* _REQUIREMENT_
Only the lines from the start of the data through the line containing "(apil) at (62.2,114.3)" should be written out, exactly as they are, with both ends included and the pictures left out.

* _INFORMATION PROVIDED_
* Begin *

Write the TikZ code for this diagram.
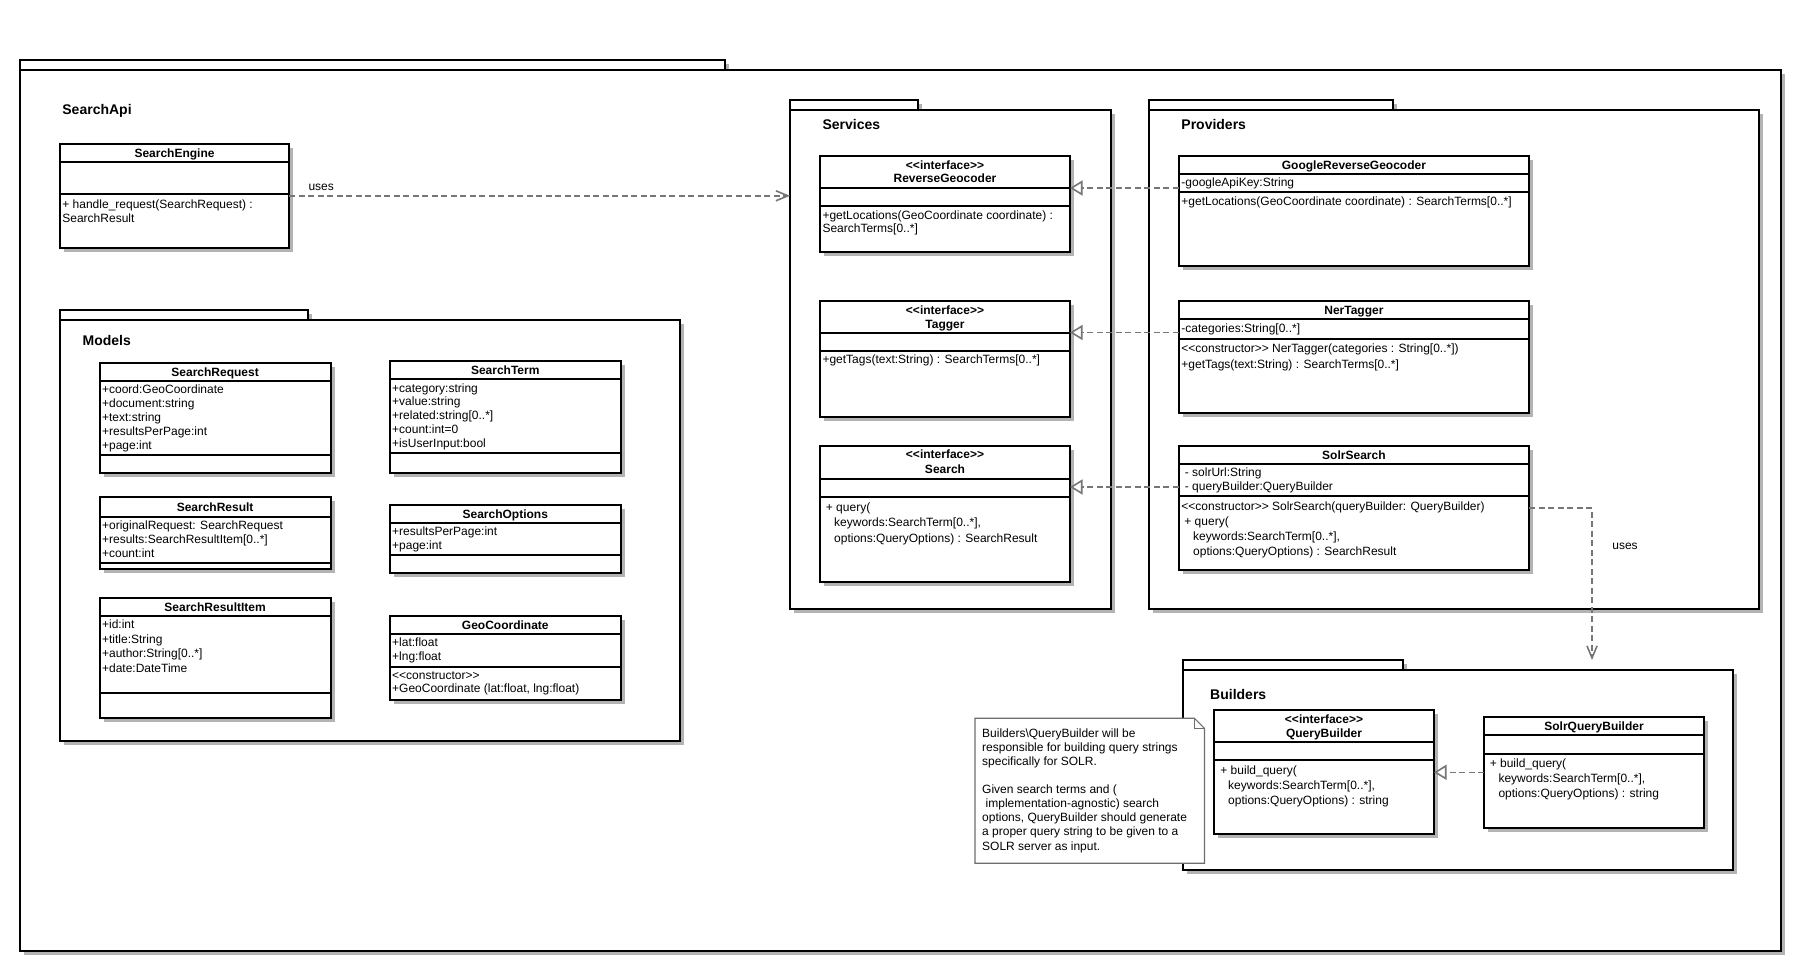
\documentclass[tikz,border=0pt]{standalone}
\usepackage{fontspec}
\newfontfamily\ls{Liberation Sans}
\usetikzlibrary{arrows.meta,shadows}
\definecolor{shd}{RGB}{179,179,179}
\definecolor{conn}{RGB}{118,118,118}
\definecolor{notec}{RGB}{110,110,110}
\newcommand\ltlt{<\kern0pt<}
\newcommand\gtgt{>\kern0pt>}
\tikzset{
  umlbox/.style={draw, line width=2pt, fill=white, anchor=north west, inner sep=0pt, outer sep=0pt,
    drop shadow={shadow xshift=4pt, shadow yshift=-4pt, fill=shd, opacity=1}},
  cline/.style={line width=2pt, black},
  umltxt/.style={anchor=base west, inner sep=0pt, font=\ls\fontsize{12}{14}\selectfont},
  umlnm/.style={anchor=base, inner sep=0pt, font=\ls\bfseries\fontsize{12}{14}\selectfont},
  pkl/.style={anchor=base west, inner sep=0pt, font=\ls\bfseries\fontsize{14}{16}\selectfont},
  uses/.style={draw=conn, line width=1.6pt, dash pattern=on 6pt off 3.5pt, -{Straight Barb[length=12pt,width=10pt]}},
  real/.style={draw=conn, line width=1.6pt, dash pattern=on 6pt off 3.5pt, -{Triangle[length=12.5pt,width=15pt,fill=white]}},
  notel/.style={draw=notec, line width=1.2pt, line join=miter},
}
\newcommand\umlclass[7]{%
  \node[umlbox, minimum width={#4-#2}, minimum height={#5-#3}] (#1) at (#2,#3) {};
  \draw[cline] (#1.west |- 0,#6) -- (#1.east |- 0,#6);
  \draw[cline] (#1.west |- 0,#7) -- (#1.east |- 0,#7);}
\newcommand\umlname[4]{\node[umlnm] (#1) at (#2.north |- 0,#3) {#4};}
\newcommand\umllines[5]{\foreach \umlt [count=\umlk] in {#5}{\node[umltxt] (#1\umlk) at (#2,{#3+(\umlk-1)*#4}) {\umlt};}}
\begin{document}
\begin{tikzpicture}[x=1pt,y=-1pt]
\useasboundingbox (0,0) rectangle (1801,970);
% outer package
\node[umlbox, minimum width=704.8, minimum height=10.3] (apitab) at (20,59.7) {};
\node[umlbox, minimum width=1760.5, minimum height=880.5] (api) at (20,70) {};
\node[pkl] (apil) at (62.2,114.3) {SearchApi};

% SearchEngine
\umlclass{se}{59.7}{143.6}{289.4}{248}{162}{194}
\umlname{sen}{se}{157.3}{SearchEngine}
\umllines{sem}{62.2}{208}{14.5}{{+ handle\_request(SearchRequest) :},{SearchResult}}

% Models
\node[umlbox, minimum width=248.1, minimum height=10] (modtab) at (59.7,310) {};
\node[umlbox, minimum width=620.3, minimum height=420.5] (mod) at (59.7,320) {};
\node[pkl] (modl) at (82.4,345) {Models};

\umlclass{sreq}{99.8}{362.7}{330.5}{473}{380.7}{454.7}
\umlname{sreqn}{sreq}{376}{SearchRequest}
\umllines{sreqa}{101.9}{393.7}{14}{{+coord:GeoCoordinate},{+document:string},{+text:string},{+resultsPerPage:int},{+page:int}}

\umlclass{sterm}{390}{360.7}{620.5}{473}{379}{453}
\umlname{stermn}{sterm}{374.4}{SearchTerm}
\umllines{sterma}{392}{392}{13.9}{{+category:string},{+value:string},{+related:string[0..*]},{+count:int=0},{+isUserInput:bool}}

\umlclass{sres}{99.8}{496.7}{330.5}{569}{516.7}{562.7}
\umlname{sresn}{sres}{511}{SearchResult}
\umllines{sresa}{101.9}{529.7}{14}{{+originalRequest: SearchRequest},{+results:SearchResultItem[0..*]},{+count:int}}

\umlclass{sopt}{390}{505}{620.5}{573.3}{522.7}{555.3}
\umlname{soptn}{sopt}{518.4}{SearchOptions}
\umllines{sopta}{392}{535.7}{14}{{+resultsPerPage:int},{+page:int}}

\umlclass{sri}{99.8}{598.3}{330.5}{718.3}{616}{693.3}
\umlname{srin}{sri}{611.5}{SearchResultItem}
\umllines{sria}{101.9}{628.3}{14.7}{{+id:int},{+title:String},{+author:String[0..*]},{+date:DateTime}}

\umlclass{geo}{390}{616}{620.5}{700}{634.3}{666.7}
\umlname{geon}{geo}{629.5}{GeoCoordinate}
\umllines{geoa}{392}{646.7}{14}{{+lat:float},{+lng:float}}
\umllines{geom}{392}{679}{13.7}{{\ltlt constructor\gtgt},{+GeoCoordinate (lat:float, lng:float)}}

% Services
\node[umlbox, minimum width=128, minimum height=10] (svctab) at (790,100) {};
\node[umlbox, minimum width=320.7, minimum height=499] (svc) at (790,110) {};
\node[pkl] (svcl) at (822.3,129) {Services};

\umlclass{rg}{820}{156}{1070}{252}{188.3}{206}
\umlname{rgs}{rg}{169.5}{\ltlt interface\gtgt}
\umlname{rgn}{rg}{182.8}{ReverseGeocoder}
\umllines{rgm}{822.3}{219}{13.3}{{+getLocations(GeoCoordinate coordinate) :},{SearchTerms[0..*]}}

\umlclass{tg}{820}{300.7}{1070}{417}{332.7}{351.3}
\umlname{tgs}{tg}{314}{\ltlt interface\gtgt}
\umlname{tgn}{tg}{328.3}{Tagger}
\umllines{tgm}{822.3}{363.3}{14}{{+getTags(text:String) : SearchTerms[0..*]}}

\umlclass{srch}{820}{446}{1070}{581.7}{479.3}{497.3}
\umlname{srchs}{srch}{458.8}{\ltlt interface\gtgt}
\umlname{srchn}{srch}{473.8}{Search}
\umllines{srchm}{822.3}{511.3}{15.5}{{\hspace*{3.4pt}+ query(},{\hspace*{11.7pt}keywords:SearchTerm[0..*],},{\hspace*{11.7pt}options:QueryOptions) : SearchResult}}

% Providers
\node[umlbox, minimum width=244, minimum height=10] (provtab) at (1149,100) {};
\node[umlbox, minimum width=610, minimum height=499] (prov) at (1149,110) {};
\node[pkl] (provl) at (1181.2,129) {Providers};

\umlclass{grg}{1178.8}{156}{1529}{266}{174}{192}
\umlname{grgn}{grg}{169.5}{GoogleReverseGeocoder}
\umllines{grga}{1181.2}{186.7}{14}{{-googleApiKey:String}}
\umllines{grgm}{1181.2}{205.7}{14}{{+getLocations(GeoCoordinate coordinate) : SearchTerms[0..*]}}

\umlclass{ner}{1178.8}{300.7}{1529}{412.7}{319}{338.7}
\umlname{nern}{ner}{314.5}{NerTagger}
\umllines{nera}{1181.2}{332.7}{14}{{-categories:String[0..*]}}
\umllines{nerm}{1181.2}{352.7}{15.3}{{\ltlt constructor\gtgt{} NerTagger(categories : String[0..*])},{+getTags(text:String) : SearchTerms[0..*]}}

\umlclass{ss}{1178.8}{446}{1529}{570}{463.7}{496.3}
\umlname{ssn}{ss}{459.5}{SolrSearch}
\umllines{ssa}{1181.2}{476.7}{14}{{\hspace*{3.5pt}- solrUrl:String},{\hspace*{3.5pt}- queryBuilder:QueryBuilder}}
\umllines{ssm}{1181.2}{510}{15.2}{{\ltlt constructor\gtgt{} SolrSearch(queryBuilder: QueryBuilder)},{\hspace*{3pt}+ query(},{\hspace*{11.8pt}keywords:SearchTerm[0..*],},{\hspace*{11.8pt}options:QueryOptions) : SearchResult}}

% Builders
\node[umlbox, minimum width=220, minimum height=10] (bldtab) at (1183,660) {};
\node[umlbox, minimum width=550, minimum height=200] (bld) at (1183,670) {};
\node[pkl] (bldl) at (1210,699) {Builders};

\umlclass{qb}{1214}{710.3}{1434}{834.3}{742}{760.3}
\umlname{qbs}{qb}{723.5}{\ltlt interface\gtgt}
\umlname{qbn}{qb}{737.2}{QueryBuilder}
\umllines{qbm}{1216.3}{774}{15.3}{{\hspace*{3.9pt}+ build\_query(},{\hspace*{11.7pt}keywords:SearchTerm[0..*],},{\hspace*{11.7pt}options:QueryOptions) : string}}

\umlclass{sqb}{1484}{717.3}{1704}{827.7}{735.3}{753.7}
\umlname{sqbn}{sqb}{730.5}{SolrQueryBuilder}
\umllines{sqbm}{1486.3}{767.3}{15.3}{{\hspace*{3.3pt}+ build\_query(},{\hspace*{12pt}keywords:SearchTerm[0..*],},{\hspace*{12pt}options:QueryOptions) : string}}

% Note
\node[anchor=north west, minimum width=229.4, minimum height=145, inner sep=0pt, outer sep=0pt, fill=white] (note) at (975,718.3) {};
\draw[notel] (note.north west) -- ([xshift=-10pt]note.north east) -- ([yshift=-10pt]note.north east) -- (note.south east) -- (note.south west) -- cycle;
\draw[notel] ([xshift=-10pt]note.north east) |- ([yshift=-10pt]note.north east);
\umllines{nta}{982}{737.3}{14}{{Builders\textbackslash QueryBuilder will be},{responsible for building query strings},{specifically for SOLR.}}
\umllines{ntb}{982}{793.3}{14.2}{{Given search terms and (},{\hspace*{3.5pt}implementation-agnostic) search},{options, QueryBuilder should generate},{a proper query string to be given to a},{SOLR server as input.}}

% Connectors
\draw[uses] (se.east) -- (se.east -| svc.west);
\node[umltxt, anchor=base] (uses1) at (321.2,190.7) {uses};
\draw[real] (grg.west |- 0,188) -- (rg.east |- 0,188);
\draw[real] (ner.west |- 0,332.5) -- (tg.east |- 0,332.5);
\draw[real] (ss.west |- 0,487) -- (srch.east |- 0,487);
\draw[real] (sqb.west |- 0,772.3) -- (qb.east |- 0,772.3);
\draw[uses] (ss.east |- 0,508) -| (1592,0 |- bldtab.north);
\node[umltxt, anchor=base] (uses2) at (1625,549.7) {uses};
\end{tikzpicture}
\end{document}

* End *

* _ANSWER TO THIS PROBLEM_
Write the TikZ code for this diagram.
\documentclass[tikz,border=0pt]{standalone}
\usepackage{fontspec}
\newfontfamily\ls{Liberation Sans}
\usetikzlibrary{arrows.meta,shadows}
\definecolor{shd}{RGB}{179,179,179}
\definecolor{conn}{RGB}{118,118,118}
\definecolor{notec}{RGB}{110,110,110}
\newcommand\ltlt{<\kern0pt<}
\newcommand\gtgt{>\kern0pt>}
\tikzset{
  umlbox/.style={draw, line width=2pt, fill=white, anchor=north west, inner sep=0pt, outer sep=0pt,
    drop shadow={shadow xshift=4pt, shadow yshift=-4pt, fill=shd, opacity=1}},
  cline/.style={line width=2pt, black},
  umltxt/.style={anchor=base west, inner sep=0pt, font=\ls\fontsize{12}{14}\selectfont},
  umlnm/.style={anchor=base, inner sep=0pt, font=\ls\bfseries\fontsize{12}{14}\selectfont},
  pkl/.style={anchor=base west, inner sep=0pt, font=\ls\bfseries\fontsize{14}{16}\selectfont},
  uses/.style={draw=conn, line width=1.6pt, dash pattern=on 6pt off 3.5pt, -{Straight Barb[length=12pt,width=10pt]}},
  real/.style={draw=conn, line width=1.6pt, dash pattern=on 6pt off 3.5pt, -{Triangle[length=12.5pt,width=15pt,fill=white]}},
  notel/.style={draw=notec, line width=1.2pt, line join=miter},
}
\newcommand\umlclass[7]{%
  \node[umlbox, minimum width={#4-#2}, minimum height={#5-#3}] (#1) at (#2,#3) {};
  \draw[cline] (#1.west |- 0,#6) -- (#1.east |- 0,#6);
  \draw[cline] (#1.west |- 0,#7) -- (#1.east |- 0,#7);}
\newcommand\umlname[4]{\node[umlnm] (#1) at (#2.north |- 0,#3) {#4};}
\newcommand\umllines[5]{\foreach \umlt [count=\umlk] in {#5}{\node[umltxt] (#1\umlk) at (#2,{#3+(\umlk-1)*#4}) {\umlt};}}
\begin{document}
\begin{tikzpicture}[x=1pt,y=-1pt]
\useasboundingbox (0,0) rectangle (1801,970);
% outer package
\node[umlbox, minimum width=704.8, minimum height=10.3] (apitab) at (20,59.7) {};
\node[umlbox, minimum width=1760.5, minimum height=880.5] (api) at (20,70) {};
\node[pkl] (apil) at (62.2,114.3) {SearchApi};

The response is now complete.